## begin

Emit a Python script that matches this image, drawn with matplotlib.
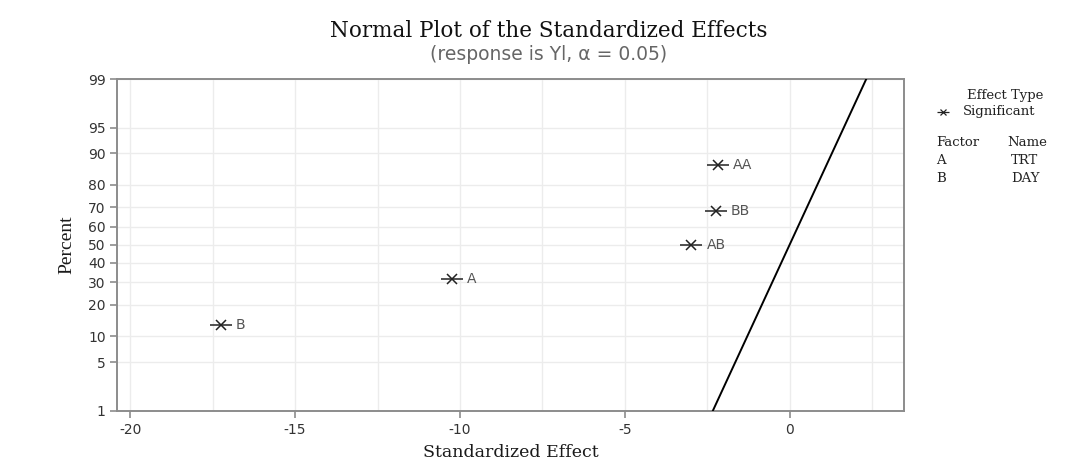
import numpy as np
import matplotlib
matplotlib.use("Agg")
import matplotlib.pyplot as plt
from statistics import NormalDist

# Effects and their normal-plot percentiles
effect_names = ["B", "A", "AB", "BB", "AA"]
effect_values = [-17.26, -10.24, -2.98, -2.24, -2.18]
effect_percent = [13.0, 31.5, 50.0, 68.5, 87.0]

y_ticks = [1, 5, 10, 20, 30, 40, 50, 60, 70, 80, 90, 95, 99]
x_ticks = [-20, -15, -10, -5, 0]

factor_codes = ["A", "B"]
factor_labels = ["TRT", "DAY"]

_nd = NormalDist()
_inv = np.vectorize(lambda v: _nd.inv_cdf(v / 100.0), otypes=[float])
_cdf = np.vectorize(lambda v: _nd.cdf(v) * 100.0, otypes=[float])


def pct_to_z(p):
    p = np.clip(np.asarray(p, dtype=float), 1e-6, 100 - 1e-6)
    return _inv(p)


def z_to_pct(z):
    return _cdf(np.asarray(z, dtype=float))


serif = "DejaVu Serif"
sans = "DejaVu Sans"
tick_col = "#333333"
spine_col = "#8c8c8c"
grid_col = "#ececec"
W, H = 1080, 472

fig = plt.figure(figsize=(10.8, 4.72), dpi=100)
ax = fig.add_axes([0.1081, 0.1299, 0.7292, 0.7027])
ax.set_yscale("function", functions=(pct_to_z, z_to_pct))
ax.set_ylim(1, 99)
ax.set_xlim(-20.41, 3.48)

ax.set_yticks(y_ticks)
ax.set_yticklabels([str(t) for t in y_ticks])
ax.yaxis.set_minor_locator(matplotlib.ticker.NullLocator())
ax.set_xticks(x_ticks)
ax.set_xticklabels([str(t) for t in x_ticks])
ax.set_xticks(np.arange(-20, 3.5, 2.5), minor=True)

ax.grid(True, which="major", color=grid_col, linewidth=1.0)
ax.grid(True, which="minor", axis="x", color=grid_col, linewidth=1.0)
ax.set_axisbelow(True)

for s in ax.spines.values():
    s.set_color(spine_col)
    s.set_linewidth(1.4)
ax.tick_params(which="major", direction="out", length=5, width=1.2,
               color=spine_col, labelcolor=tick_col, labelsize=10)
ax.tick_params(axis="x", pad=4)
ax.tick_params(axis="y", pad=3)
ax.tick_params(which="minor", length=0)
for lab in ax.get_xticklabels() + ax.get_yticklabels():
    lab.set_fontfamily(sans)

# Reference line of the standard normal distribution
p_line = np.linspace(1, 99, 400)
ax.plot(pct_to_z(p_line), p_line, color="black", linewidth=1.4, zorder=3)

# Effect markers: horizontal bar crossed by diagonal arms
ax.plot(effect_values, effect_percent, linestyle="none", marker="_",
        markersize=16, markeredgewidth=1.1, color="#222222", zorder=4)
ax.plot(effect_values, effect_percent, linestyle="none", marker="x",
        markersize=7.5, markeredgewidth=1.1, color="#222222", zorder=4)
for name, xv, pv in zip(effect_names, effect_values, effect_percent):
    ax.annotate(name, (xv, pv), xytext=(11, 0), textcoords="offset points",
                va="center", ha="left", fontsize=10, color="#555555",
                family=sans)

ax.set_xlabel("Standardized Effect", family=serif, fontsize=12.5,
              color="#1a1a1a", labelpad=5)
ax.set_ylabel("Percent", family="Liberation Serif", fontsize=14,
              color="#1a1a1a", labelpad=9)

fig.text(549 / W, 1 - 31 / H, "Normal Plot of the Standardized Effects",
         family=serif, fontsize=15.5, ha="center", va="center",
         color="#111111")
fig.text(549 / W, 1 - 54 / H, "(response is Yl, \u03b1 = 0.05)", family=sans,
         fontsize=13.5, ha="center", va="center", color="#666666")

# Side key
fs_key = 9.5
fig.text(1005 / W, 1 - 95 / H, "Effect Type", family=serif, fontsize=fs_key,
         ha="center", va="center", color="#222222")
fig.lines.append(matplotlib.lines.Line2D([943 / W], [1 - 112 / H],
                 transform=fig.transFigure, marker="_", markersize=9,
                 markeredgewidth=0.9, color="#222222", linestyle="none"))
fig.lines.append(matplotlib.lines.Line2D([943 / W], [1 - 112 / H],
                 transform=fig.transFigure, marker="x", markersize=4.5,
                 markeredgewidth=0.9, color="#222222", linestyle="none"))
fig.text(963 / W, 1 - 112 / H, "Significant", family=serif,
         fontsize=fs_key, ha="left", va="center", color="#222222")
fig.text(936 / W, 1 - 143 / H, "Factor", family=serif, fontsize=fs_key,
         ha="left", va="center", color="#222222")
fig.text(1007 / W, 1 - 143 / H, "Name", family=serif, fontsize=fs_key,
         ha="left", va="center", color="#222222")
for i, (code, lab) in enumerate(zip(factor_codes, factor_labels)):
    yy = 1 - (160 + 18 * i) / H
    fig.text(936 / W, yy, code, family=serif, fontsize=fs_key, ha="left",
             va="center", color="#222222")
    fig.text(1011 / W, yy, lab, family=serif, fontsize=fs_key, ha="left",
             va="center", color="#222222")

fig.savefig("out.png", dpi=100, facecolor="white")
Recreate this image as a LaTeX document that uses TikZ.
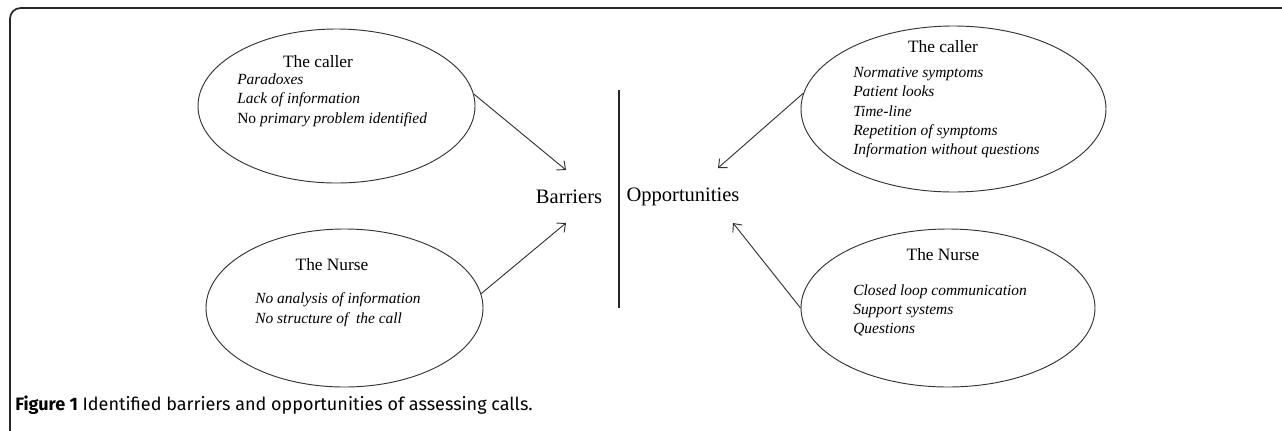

## end

INSTRUCTIONS FOR THE TASK:
Which lines contain "this"? Show each of them.

CORRECT ANSWER:
Emit a Python script that matches this image, drawn with matplotlib.
Recreate this image as a LaTeX document that uses TikZ.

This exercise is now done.